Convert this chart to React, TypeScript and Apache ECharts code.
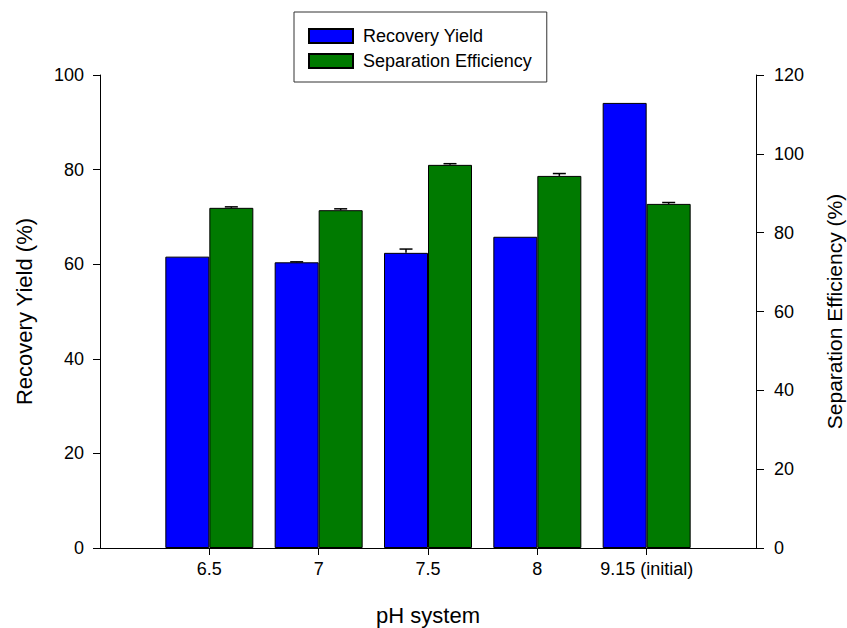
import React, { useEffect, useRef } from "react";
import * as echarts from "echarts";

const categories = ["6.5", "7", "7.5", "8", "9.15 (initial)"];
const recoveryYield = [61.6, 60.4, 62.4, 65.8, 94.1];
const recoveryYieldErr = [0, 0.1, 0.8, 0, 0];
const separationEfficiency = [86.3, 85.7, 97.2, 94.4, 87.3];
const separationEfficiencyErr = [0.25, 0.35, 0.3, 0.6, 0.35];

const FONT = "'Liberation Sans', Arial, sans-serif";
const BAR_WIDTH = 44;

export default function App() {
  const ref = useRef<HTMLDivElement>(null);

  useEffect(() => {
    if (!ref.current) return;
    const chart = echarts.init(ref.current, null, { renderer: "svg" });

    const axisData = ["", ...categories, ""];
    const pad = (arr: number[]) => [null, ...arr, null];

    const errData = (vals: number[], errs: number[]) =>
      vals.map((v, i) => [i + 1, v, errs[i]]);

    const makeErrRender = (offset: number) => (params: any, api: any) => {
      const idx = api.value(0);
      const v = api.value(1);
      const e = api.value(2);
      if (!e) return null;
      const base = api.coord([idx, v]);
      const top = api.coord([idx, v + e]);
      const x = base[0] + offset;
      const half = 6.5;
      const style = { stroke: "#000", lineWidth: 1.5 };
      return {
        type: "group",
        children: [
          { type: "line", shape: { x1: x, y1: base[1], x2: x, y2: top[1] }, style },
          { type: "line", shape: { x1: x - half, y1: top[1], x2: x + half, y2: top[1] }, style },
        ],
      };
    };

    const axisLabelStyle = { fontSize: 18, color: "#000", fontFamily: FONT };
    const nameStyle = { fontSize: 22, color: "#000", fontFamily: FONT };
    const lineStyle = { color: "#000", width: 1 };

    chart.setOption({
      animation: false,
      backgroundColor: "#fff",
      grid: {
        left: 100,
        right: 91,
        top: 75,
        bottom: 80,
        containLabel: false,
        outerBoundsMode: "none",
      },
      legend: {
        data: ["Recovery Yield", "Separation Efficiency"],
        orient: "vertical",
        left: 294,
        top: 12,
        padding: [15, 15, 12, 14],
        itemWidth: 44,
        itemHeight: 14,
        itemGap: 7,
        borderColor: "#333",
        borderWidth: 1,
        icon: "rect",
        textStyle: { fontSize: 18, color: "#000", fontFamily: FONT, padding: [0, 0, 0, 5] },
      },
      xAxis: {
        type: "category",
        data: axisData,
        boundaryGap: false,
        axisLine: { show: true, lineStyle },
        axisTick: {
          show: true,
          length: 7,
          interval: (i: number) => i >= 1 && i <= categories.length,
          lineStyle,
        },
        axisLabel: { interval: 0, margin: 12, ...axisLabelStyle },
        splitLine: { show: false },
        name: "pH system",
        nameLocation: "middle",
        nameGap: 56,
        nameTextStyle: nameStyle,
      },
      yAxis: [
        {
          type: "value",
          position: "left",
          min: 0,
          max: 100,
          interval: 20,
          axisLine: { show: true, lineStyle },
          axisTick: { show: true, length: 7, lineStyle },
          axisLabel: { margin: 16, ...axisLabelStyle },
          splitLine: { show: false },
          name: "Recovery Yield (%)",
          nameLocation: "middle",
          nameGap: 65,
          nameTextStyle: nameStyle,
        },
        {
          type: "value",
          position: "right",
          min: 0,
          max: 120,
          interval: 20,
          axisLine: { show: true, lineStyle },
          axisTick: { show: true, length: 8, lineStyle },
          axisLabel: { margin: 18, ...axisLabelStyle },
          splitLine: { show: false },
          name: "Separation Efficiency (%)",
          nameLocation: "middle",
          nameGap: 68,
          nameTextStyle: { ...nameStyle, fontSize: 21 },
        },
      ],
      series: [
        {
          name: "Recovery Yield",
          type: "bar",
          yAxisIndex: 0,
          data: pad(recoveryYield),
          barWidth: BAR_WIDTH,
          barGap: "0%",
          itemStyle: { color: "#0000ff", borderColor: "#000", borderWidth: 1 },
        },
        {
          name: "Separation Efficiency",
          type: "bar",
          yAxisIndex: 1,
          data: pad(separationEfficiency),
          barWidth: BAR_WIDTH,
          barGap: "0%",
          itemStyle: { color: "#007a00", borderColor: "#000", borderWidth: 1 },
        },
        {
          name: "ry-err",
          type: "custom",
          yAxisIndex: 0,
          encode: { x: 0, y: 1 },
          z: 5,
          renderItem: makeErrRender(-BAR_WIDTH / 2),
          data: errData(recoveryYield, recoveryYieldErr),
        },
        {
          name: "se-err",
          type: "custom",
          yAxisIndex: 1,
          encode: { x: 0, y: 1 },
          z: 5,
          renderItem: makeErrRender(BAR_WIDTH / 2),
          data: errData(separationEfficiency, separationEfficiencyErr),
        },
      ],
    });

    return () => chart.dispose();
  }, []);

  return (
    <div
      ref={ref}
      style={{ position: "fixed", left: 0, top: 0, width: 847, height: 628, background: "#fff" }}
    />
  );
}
════════════════════
GIVEN EXERCISE: Repeat, exactly and in full, each line from the start of the data to the line that contains "import * as". Pictures do not go in.

RESPONSE TO THE TASK:
Convert this chart to React, TypeScript and Apache ECharts code.
import React, { useEffect, useRef } from "react";
import * as echarts from "echarts";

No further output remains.